Cherubini made two settings of the Roman Catholic Requiem Mass. The first was commissioned by Louis XVIII as a memorial to his brother, Louis XVI, on the twenty-third anniversary of the latter’s execution. The first performance took place in the Abbey Church of Saint Denis on January 21, 1816.
When the Archbishop of Paris objected to the use of women’s voices in church, Cherubini responded in 1836 with a second Requiem, this time for men’s voices only, and demanded that it be played at his own funeral. The orchestration of the C minor Requiem did not escape the composer’s sharp tongue. “I know only one thing worse than one flute: two flutes,” he said. Accordingly, his first Requiem contains no parts for flutes. Indeed, the work is scored for chorus and orchestra only; there are no vocal soloists.
Berlioz, a student at the Paris Conservatory when Cherubini was its director, described the elder man as “the most academic of academicians, past, present and future.” Yet even Berlioz, whose Memoirs are filled with sarcastic remarks about Cherubini, praised the C minor Requiem for its “abundance of ideas, fullness of form and sublimity of style.”
Ludwig van Beethoven (1770-1827): Symphony No. 2 in D major, Op. 36
Sketches for the Second Symphony date from as early as 1800. Most of the work was done during the summer and fall of 1802, about the time that Beethoven realized the “roaring” in his ears would lead to total deafness.
The first performance took place in Vienna on April 5, 1803. It was a typically mammoth all-Beethoven concert. Besides the Second Symphony, the program included the First Symphony, the Third Piano Concerto and the oratorio Christ on the Mount of Olives.

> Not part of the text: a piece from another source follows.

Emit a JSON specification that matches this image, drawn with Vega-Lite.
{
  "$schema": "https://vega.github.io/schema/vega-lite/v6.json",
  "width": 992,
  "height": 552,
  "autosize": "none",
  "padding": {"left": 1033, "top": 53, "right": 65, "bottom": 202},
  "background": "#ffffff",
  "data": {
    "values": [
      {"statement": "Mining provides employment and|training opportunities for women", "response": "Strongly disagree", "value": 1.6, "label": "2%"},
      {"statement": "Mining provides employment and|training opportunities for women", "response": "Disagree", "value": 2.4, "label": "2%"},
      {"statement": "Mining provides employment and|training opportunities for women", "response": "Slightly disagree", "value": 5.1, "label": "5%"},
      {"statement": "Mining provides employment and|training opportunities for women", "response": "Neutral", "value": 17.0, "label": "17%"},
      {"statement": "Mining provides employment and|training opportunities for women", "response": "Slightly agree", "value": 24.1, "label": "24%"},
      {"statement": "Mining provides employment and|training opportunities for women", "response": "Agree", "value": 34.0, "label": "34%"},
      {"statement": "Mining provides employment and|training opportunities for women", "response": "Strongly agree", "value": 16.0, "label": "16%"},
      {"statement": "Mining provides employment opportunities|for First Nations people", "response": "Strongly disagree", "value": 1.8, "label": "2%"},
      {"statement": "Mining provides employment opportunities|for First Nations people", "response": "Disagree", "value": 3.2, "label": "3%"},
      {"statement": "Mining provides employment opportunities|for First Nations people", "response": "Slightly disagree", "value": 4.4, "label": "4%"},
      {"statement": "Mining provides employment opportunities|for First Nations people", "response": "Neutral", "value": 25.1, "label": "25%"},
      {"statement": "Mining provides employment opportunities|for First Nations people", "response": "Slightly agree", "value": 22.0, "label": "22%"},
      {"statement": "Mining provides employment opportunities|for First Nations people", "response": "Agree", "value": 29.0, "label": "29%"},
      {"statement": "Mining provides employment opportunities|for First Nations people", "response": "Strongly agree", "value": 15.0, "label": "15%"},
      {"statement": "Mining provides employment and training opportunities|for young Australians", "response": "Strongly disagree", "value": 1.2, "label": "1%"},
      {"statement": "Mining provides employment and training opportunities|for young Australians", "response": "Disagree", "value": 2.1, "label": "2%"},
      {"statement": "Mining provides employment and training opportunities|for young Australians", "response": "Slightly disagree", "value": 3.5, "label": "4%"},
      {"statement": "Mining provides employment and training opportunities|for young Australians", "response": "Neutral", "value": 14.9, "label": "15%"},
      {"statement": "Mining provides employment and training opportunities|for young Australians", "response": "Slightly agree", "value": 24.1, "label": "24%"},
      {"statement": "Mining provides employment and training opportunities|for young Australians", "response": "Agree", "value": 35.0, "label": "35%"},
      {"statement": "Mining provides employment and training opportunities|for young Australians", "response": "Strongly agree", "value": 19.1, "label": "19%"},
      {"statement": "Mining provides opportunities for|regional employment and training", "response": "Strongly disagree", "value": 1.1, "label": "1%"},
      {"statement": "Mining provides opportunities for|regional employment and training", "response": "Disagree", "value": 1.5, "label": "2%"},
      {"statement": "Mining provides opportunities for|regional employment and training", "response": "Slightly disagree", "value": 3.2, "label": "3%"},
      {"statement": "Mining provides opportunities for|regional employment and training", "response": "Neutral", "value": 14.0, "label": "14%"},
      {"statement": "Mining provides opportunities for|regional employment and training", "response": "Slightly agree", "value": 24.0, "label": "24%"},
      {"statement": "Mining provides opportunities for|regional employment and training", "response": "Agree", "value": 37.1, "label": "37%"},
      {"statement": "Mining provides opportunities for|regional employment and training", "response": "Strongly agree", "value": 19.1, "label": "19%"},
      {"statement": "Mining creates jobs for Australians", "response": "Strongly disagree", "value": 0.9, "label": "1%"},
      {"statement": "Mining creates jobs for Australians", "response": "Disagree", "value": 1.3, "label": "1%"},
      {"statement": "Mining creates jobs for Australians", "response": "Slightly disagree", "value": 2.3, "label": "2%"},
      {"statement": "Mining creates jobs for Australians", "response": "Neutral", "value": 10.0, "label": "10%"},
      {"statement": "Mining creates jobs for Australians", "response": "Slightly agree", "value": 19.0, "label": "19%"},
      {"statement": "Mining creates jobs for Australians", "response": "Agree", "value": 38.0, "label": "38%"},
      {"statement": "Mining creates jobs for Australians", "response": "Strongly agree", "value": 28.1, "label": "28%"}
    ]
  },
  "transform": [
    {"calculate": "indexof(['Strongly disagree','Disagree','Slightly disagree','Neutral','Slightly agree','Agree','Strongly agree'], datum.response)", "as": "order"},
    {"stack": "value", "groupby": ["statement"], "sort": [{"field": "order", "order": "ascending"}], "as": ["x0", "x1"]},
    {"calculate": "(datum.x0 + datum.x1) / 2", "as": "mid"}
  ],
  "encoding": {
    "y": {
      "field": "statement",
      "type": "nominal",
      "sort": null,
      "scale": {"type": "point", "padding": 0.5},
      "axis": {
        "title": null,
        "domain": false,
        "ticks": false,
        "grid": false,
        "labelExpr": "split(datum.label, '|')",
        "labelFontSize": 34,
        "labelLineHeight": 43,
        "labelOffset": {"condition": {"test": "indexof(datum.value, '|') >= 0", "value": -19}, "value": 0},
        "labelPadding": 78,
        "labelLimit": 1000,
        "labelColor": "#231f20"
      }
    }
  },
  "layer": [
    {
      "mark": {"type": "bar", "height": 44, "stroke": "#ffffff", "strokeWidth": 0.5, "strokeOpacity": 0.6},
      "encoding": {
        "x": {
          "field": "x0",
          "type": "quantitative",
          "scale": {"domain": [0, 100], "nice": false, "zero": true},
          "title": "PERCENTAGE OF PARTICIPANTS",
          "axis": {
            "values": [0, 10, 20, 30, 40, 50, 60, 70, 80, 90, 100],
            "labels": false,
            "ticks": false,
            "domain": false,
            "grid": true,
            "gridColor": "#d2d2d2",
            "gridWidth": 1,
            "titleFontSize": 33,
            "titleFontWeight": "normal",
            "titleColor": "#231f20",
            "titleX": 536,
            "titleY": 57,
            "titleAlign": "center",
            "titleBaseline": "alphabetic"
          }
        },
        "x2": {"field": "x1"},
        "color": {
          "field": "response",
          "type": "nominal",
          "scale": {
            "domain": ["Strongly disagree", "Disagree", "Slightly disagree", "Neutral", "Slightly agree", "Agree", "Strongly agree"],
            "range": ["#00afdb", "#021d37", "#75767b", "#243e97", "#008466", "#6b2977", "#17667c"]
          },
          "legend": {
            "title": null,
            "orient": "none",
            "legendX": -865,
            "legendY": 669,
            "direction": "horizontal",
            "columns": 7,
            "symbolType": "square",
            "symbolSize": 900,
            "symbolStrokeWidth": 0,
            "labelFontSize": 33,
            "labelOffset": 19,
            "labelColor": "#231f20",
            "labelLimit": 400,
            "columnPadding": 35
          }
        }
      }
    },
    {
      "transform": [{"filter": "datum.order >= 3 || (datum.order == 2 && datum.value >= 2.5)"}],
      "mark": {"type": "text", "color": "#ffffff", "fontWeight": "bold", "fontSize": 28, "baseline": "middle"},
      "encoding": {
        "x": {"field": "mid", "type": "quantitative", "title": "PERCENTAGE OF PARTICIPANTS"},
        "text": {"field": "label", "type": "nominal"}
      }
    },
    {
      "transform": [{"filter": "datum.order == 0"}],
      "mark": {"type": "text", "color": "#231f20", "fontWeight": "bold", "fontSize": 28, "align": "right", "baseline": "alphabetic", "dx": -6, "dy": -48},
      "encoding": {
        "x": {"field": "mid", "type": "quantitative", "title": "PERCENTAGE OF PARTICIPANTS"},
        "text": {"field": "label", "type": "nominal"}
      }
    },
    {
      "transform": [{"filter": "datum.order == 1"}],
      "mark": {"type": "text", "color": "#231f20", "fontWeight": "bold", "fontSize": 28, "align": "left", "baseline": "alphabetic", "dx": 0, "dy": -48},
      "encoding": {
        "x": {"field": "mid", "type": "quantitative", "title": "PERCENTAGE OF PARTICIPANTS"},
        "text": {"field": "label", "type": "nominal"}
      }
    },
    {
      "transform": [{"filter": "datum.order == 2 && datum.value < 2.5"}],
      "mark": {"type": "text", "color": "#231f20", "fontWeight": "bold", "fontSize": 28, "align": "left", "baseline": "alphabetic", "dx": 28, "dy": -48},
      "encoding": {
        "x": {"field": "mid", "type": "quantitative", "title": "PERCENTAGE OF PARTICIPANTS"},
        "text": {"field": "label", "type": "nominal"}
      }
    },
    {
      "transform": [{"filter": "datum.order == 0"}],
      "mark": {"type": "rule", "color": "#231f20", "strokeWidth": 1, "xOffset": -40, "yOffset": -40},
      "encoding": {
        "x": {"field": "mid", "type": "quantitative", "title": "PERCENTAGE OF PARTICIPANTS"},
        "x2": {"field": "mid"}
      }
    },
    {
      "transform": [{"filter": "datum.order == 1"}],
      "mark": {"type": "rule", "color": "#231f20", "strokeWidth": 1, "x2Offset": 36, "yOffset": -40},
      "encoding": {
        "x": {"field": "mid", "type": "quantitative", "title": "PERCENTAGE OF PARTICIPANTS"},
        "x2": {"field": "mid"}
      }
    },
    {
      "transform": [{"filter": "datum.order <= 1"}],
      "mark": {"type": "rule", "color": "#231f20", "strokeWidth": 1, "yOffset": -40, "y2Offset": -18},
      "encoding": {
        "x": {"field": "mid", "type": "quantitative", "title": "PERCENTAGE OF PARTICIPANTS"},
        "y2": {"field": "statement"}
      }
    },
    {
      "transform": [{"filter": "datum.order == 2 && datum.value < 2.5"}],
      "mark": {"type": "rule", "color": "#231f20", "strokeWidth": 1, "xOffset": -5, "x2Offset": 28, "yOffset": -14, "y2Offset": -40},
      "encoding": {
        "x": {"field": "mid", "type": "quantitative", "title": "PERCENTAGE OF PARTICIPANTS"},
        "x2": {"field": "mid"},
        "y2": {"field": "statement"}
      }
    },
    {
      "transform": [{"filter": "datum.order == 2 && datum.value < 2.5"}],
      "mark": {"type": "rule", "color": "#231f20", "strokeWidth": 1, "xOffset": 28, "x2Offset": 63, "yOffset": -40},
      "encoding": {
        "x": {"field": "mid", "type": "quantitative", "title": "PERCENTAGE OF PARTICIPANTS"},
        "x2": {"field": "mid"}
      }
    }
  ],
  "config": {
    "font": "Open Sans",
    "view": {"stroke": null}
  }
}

Rehearsals began at eight that same morning. According to an eyewitness, “it was a terrible rehearsal, and at half past two everybody was exhausted and more or less dissatisfied. Prince Karl Lichnowsky (one of Beethoven’s patrons)…had sent for bread and butter, cold meat and wine, in large baskets. He pleasantly asked all to help themselves, and this was done with both hands, the result being that good nature was restored again.”

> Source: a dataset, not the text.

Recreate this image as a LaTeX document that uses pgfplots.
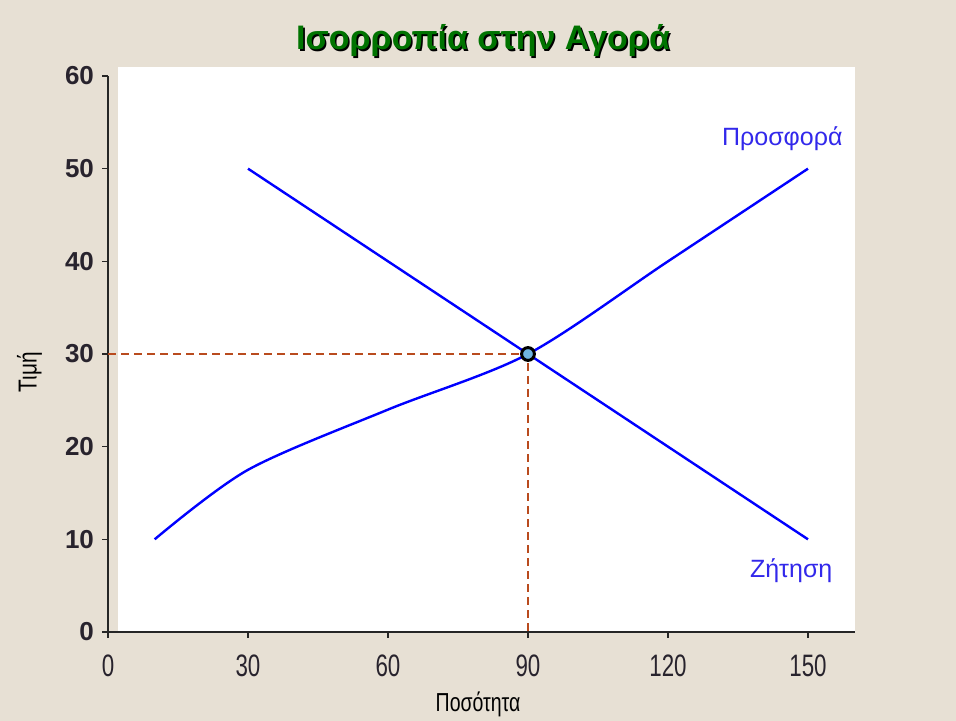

After the premiere, the Second Symphony was criticized for its “striving for the new and surprising.” A Leipzig performance a year later moved one reviewer to describe the work as “a gross enormity, an immense wounded snake, unwilling to die, but writhing in its last agonies and, though bleeding to death, furiously beats about with its tail in the finale.” But for Hector Berlioz, “in this symphony, everything is noble, energetic, proud.”
In his book on the Beethoven symphonies, George Grove wrote: “The Second Symphony is a great advance on the First….The advance is more in dimensions and style, and in the wonderful fire and force of the treatment, than in any really new ideas, such as its author afterwards introduced and are specially connected in our minds with the name of Beethoven….The first movement is distinctly of the old world, though carried out with a spirit, vigor, and effect, and occasionally with a caprice, which are nowhere surpassed, if indeed they are equaled, by Haydn and Mozart. Nor is there anything in the extraordinary grace, beauty, and finish of the Larghetto to alter this…nor in the Finale, grotesque and strong as much of it is: it is all still of the old world, till we come to the Coda, and that, indeed, is distinctly of the other order.”